- **DIRECTIVE**:
Do not repeat pictures. Repeat exactly the lines of the listing below from its first line through the line with "61.1, 66.6, 65.7];".

-----

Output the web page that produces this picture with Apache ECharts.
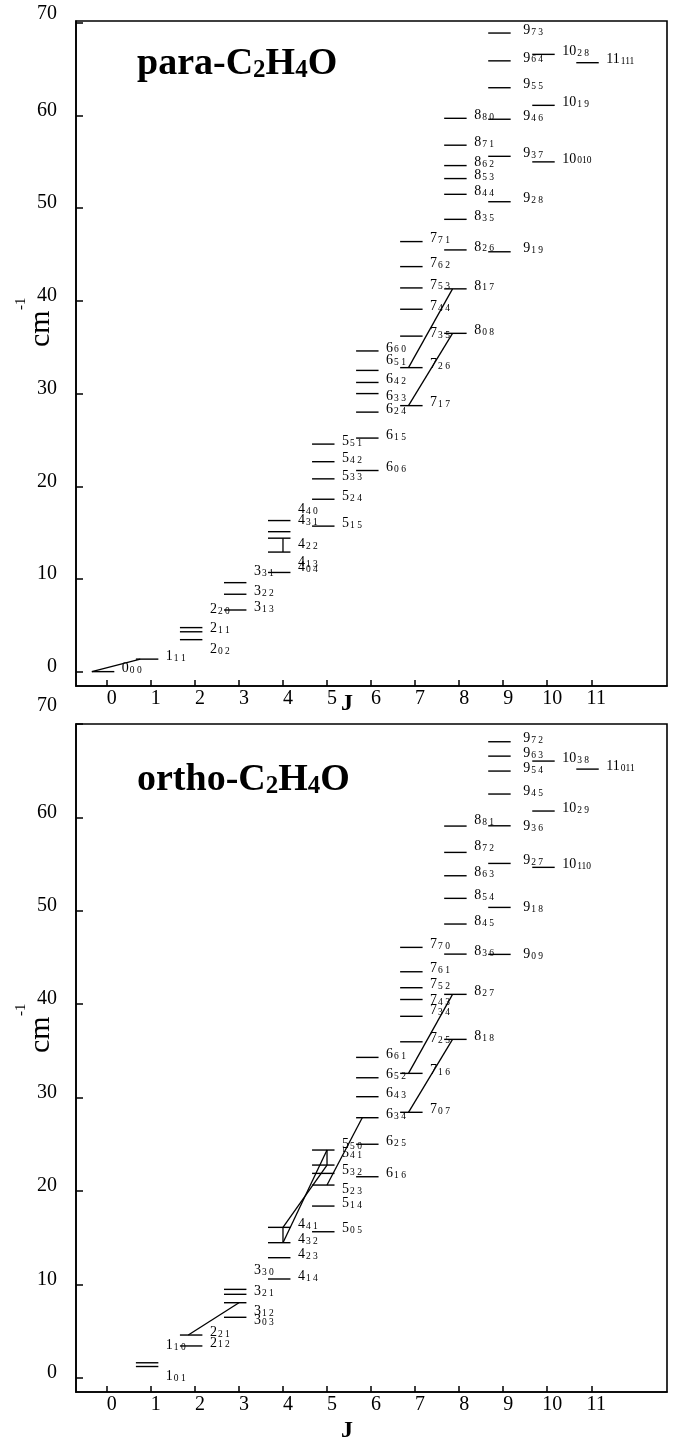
<!DOCTYPE html>
<html>
<head>
<meta charset="utf-8">
<script src="https://cdn.jsdelivr.net/npm/echarts@6/dist/echarts.min.js"></script>
<style>
  html, body { margin: 0; padding: 0; background: #fff; }
  #chart { width: 677px; height: 1441px; }
</style>
</head>
<body>
<div id="chart"></div>
<script>
// energy levels, cm-1 (J, Ka, Kc, E)
const paraJ  = [0, 1, 2, 2, 2, 3, 3, 3, 4, 4, 4, 4, 4, 5, 5, 5, 5, 5, 6, 6, 6, 6, 6, 6, 6, 7, 7, 7, 7, 7, 7, 7, 8, 8, 8, 8, 8, 8, 8, 8, 8, 9, 9, 9, 9, 9, 9, 9, 10, 10, 10, 11];
const paraKa = [0, 1, 0, 1, 2, 1, 2, 3, 0, 1, 2, 3, 4, 1, 2, 3, 4, 5, 0, 1, 2, 3, 4, 5, 6, 1, 2, 3, 4, 5, 6, 7, 0, 1, 2, 3, 4, 5, 6, 7, 8, 1, 2, 3, 4, 5, 6, 7, 0, 1, 2, 1];
const paraKc = [0, 1, 2, 1, 0, 3, 2, 1, 4, 3, 2, 1, 0, 5, 4, 3, 2, 1, 6, 5, 4, 3, 2, 1, 0, 7, 6, 5, 4, 3, 2, 1, 8, 7, 6, 5, 4, 3, 2, 1, 0, 9, 8, 7, 6, 5, 4, 3, 10, 9, 8, 11];
const paraE  = [0, 1.35, 3.45, 4.3, 4.75, 6.65, 8.35, 9.6, 10.7, 12.9, 14.4, 15.1, 16.3,
  15.7, 18.6, 20.8, 22.65, 24.55, 21.7, 25.2, 28.0, 30.0, 31.2, 32.5, 34.6,
  28.7, 32.8, 36.2, 39.1, 41.4, 43.7, 46.4, 36.5, 41.3, 45.5, 48.8, 51.5, 53.2, 54.6, 56.8, 59.7,
  45.3, 50.7, 55.6, 59.6, 63.0, 65.9, 68.9, 55.0, 61.1, 66.6, 65.7];

const orthoJ  = [1, 1, 2, 2, 3, 3, 3, 3, 4, 4, 4, 4, 5, 5, 5, 5, 5, 5, 6, 6, 6, 6, 6, 6, 7, 7, 7, 7, 7, 7, 7, 7, 8, 8, 8, 8, 8, 8, 8, 8, 9, 9, 9, 9, 9, 9, 9, 9, 10, 10, 10, 11];
const orthoKa = [0, 1, 1, 2, 0, 1, 2, 3, 1, 2, 3, 4, 0, 1, 2, 3, 4, 5, 1, 2, 3, 4, 5, 6, 0, 1, 2, 3, 4, 5, 6, 7, 1, 2, 3, 4, 5, 6, 7, 8, 0, 1, 2, 3, 4, 5, 6, 7, 1, 2, 3, 0];
const orthoKc = [1, 0, 2, 1, 3, 2, 1, 0, 4, 3, 2, 1, 5, 4, 3, 2, 1, 0, 6, 5, 4, 3, 2, 1, 7, 6, 5, 4, 3, 2, 1, 0, 8, 7, 6, 5, 4, 3, 2, 1, 9, 8, 7, 6, 5, 4, 3, 2, 10, 9, 8, 11];
const orthoE  = [1.2, 1.6, 3.4, 4.57, 6.47, 8.03, 8.93, 9.46, 10.57, 12.85, 14.46, 16.1,
  15.63, 18.38, 20.63, 21.88, 22.77, 24.38, 21.52, 25.0, 27.84, 30.09, 32.12, 34.3,
  28.42, 32.59, 35.97, 38.7, 40.5, 41.76, 43.47, 46.08, 36.23, 41.05, 45.36, 48.58, 51.33, 53.75, 56.25, 59.07,
  45.33, 50.36, 55.07, 59.1, 62.5, 64.96, 66.56, 68.1, 54.65, 60.68, 66.03, 65.17];

// transitions drawn between levels ("J,Ka,Kc")
const paraLinks  = [['0,0,0', '1,1,1'], ['4,2,2', '4,1,3'], ['7,2,6', '8,1,7'], ['7,1,7', '8,0,8']];
const orthoLinks = [['2,2,1', '3,1,2'], ['4,4,1', '4,3,2'], ['4,3,2', '5,5,0'], ['4,4,1', '5,4,1'],
  ['5,5,0', '5,4,1'], ['5,2,3', '6,3,4'], ['7,1,6', '8,2,7'], ['7,0,7', '8,1,8']];

const jTicks = [0, 1, 2, 3, 4, 5, 6, 7, 8, 9, 10, 11];
const eTicks = [0, 10, 20, 30, 40, 50, 60, 70];

// ---- layout only ----
const FONT = 'Liberation Serif';
const LEFT_END = -0.34, RIGHT_END = 0.17;   // level bar extent around J
const paraLinkDx  = [[-0.34, -0.24], [0, 0], [-0.15, -0.15], [-0.15, -0.15]];
const orthoLinkDx = [[-0.15, 0], [0, 0], [0, 0], [0, 0], [0, 0], [0, -0.2], [-0.15, -0.15], [-0.15, -0.15]];
// label nudges in px [dx, dy]
const paraShift = {
  '2,2,0': [0, -15], '2,0,2': [0, 13], '3,3,1': [0, -8], '4,4,0': [0, -8], '4,3,1': [0, -8],
  '4,2,2': [0, 9], '4,1,3': [0, 13], '4,0,4': [0, -2], '6,5,1': [0, -7], '6,3,3': [0, 6]
};
const orthoShift = {
  '1,1,0': [0, -14], '1,0,1': [0, 13], '3,3,0': [0, -16], '3,1,2': [0, 12], '3,0,3': [0, 6],
  '5,5,0': [0, -3], '5,4,1': [0, -9], '5,2,3': [0, 7], '7,4,3': [0, 4], '7,3,4': [0, -3],
  '9,3,6': [0, 4], '9,1,8': [0, 3], '9,0,9': [0, 3], '8,8,1': [0, -3], '8,7,2': [0, -3]
};

const RICH = {
  m: { fontFamily: FONT, fontSize: 14, lineHeight: 14, verticalAlign: 'bottom', fill: '#000', color: '#000' },
  s: { fontFamily: FONT, fontSize: 9.5, lineHeight: 9.5, verticalAlign: 'bottom', fill: '#000', color: '#000', padding: [0, 0, 0, 1] }
};

function levelSeries(g, J, Ka, Kc, E, shift) {
  return {
    type: 'custom', xAxisIndex: g, yAxisIndex: g, silent: true,
    data: J.map((j, i) => [j, E[i], i]),
    renderItem(params, api) {
      const i = api.value(2);
      const j = api.value(0), e = api.value(1);
      const key = J[i] + ',' + Ka[i] + ',' + Kc[i];
      const sub = Kc[i] >= 10 ? '' + Ka[i] + Kc[i] : Ka[i] + ' ' + Kc[i];
      const d = shift[key] || [0, 0];
      const a = api.coord([j + LEFT_END, e]);
      const b = api.coord([j + RIGHT_END, e]);
      const c = api.coord([j, e]);
      const gap = j === 9 ? 20 : 15;
      return {
        type: 'group',
        children: [
          { type: 'line', shape: { x1: a[0], y1: a[1], x2: b[0], y2: b[1] },
            style: { stroke: '#000', lineWidth: 1.4 } },
          { type: 'text', x: c[0] + gap + d[0], y: c[1] - 3 + d[1],
            style: { text: '{m|' + J[i] + '}{s|' + sub + '}', rich: RICH, align: 'left', verticalAlign: 'middle', fill: '#000' } }
        ]
      };
    }
  };
}

function linkSeries(g, J, Ka, Kc, E, links, dx) {
  const idx = {};
  J.forEach((j, i) => { idx[j + ',' + Ka[i] + ',' + Kc[i]] = i; });
  const data = links.map((l, k) => {
    const p = idx[l[0]], q = idx[l[1]];
    return [J[p] + dx[k][0], E[p], J[q] + dx[k][1], E[q]];
  });
  return {
    type: 'custom', xAxisIndex: g, yAxisIndex: g, silent: true,
    data: data,
    encode: { x: [0, 2], y: [1, 3] },
    renderItem(params, api) {
      const a = api.coord([api.value(0), api.value(1)]);
      const b = api.coord([api.value(2), api.value(3)]);
      return { type: 'line', shape: { x1: a[0], y1: a[1], x2: b[0], y2: b[1] },
        style: { stroke: '#000', lineWidth: 1.3 } };
    }
  };
}

const axisLine = { onZero: false, lineStyle: { color: '#000', width: 1.6 } };
const tickStyle = { color: '#000', width: 1.5 };

function xAxis(g) {
  return {
    gridIndex: g, type: 'value', min: -0.7, max: 12.72,
    axisLine: axisLine, splitLine: { show: false },
    axisTick: { inside: true, length: 6, lineStyle: tickStyle, customValues: jTicks },
    axisLabel: { customValues: jTicks, fontFamily: FONT, fontSize: 20, color: '#000', margin: 3, padding: [0, 0, 0, 10] }
  };
}
// the "70" label sits higher than the others in the original
function yAxis(g, min, max, lift) {
  return {
    gridIndex: g, type: 'value', min: min, max: max,
    axisLine: axisLine, splitLine: { show: false },
    axisTick: { inside: true, length: 7, lineStyle: tickStyle, customValues: eTicks },
    axisLabel: {
      customValues: eTicks, fontFamily: FONT, fontSize: 20, color: '#000', margin: 19, padding: [0, 0, 10, 0],
      formatter: v => (v === 70 ? '{top|70}' : String(v)),
      rich: { top: { fontFamily: FONT, fontSize: 20, color: '#000', padding: [0, 0, lift, 0] } }
    }
  };
}

const TITLE_RICH = {
  t: { fontFamily: FONT, fontSize: 38, fontWeight: 'bold', lineHeight: 42, verticalAlign: 'bottom', fill: '#000' },
  s: { fontFamily: FONT, fontSize: 25, fontWeight: 'bold', lineHeight: 20, verticalAlign: 'bottom', fill: '#000' }
};

function cmLabel(x, y) {
  return {
    type: 'group', x: x, y: y, rotation: Math.PI / 2,
    children: [
      { type: 'text', x: 0, y: 0, style: { text: 'cm', fontFamily: FONT, fontSize: 30, fill: '#000', align: 'left', verticalAlign: 'middle' } },
      { type: 'text', x: 37, y: -20, style: { text: '-1', fontFamily: FONT, fontSize: 15, fill: '#000', align: 'left', verticalAlign: 'middle' } }
    ]
  };
}
function jLabel(x, y) {
  return { type: 'text', x: x, y: y, style: { text: 'J', fontFamily: FONT, fontSize: 24, fontWeight: 'bold', fill: '#000', align: 'center', verticalAlign: 'middle' } };
}

const chart = echarts.init(document.getElementById('chart'));
chart.setOption({
  animation: false,
  backgroundColor: '#fff',
  grid: [
    { left: 76, right: 10, top: 21, height: 665, show: true, borderColor: '#000', borderWidth: 1.6 },
    { left: 76, right: 10, top: 724, height: 668, show: true, borderColor: '#000', borderWidth: 1.6 }
  ],
  xAxis: [xAxis(0), xAxis(1)],
  yAxis: [yAxis(0, -1.55, 70.2, 8), yAxis(1, -1.53, 70, 26)],
  series: [
    levelSeries(0, paraJ, paraKa, paraKc, paraE, paraShift),
    linkSeries(0, paraJ, paraKa, paraKc, paraE, paraLinks, paraLinkDx),
    levelSeries(1, orthoJ, orthoKa, orthoKc, orthoE, orthoShift),
    linkSeries(1, orthoJ, orthoKa, orthoKc, orthoE, orthoLinks, orthoLinkDx)
  ],
  graphic: [
    { type: 'text', x: 137, y: 62, style: { text: '{t|para-C}{s|2}{t|H}{s|4}{t|O}', rich: TITLE_RICH, verticalAlign: 'middle' } },
    { type: 'text', x: 137, y: 778, style: { text: '{t|ortho-C}{s|2}{t|H}{s|4}{t|O}', rich: TITLE_RICH, verticalAlign: 'middle' } },
    cmLabel(41, 347),
    cmLabel(41, 1053),
    jLabel(347, 704),
    jLabel(347, 1431)
  ]
});
</script>
</body>
</html>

-----

- **TASK OUTPUT**:
Output the web page that produces this picture with Apache ECharts.
<!DOCTYPE html>
<html>
<head>
<meta charset="utf-8">
<script src="https://cdn.jsdelivr.net/npm/echarts@6/dist/echarts.min.js"></script>
<style>
  html, body { margin: 0; padding: 0; background: #fff; }
  #chart { width: 677px; height: 1441px; }
</style>
</head>
<body>
<div id="chart"></div>
<script>
// energy levels, cm-1 (J, Ka, Kc, E)
const paraJ  = [0, 1, 2, 2, 2, 3, 3, 3, 4, 4, 4, 4, 4, 5, 5, 5, 5, 5, 6, 6, 6, 6, 6, 6, 6, 7, 7, 7, 7, 7, 7, 7, 8, 8, 8, 8, 8, 8, 8, 8, 8, 9, 9, 9, 9, 9, 9, 9, 10, 10, 10, 11];
const paraKa = [0, 1, 0, 1, 2, 1, 2, 3, 0, 1, 2, 3, 4, 1, 2, 3, 4, 5, 0, 1, 2, 3, 4, 5, 6, 1, 2, 3, 4, 5, 6, 7, 0, 1, 2, 3, 4, 5, 6, 7, 8, 1, 2, 3, 4, 5, 6, 7, 0, 1, 2, 1];
const paraKc = [0, 1, 2, 1, 0, 3, 2, 1, 4, 3, 2, 1, 0, 5, 4, 3, 2, 1, 6, 5, 4, 3, 2, 1, 0, 7, 6, 5, 4, 3, 2, 1, 8, 7, 6, 5, 4, 3, 2, 1, 0, 9, 8, 7, 6, 5, 4, 3, 10, 9, 8, 11];
const paraE  = [0, 1.35, 3.45, 4.3, 4.75, 6.65, 8.35, 9.6, 10.7, 12.9, 14.4, 15.1, 16.3,
  15.7, 18.6, 20.8, 22.65, 24.55, 21.7, 25.2, 28.0, 30.0, 31.2, 32.5, 34.6,
  28.7, 32.8, 36.2, 39.1, 41.4, 43.7, 46.4, 36.5, 41.3, 45.5, 48.8, 51.5, 53.2, 54.6, 56.8, 59.7,
  45.3, 50.7, 55.6, 59.6, 63.0, 65.9, 68.9, 55.0, 61.1, 66.6, 65.7];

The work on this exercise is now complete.